An undeterred President Clinton refocused his efforts, and by July, he had Barak and Yasser Arafat jesting with and poking each other to determine who would enter the door at Camp David first. It was a disgusting display of foolish behavior by the leader of our nation and it must have opened the doorway to Hell. By October 2000, Arafat launched a full-blown terror war against the citizens of Israel.

Ehud Barak resigned as prime minister in December 2000 against a backdrop of increased bloodletting and a rapidly deteriorating security situation.

It's an astounding sequence of events. A combination of nationalistic efforts on the part of the legislature and public, as well as a hefty dose of Divine intervention, managed to derail one dangerous track, while human error, warped ideology and foreign interference exacerbated another. I don't think we're meant to fully understand it, but we could use some guidance as to where we should go from here.

A good majority of this country believes that Ariel Sharon is corrupt. An admittedly left-wing media makes it virtually impossible for us to decipher truth from falsehood, or to accurately gauge public opinion and feeling. It appears that our public servants are more interested in their Knesset perks and positions than they are in fulfilling their obligations. Israel's democracy is in a sorry state, and the land and people of Israel are in danger.

A referendum is democratic, but participating in a democratic process in and of itself does not guarantee a just and moral outcome. Nor will a plebiscite prevent a rift or rid us of our existential threats. It will, however, let the public. as well as the government. know what's honestly in the hearts of the people. It could clarify where this country stands and the direction in which we are headed. And it would, hopefully, provide the public with a way of calling to order a leadership and system gone mad.

As Ze'ev Segal wrote in Haaretz, "Introducing referendums would represent a constitutional revolution in the mode of government by limiting the Knesset's supremacy in determining certain issues. Transferring certain decisions to the people cannot be deemed detrimental to the Knesset since the people, not the Knesset, is sovereign in a democratic state. Most democratic countries hold referendums...."

Establishing a referendum as a precedent when determining issues involving the territorial integrity of the Land of Israel is not a comfortable solution for a G-d-fearing Jew.
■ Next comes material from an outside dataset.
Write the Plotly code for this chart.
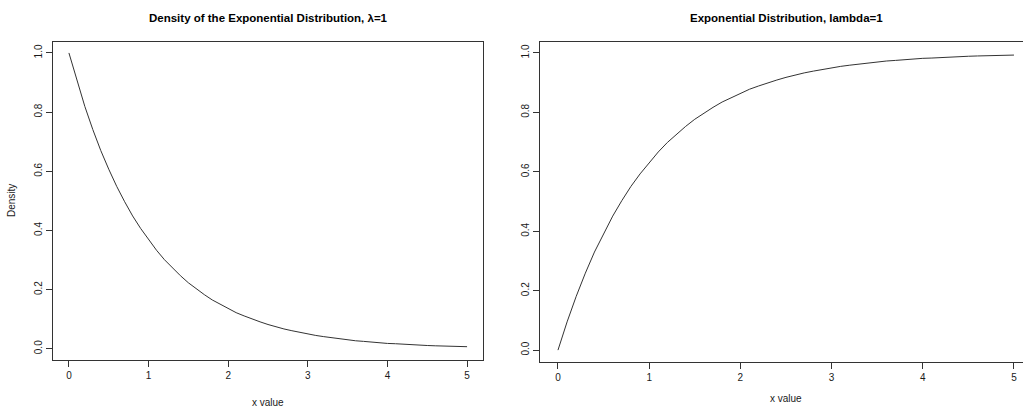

But it does give us a card to play with and a possible safety valve through these very dark times. As human beings with conscience, regardless of the outcome of a vote, we always reserve the right to protest. Under the circumstances, the public's demand for either a referendum or new elections, in combination with vigorous protest and non-violent resistance, is probably the closest to a just, moral and bloodless approach that we can employ in this very troubled world of ours.

It's as if G-d was saying, "My children, these are your tools. You created them with the gifts and skills that I granted you. They're limited, imperfect and in gross disrepair - but it's what you got. Now work with them, and leave the rest up to Me."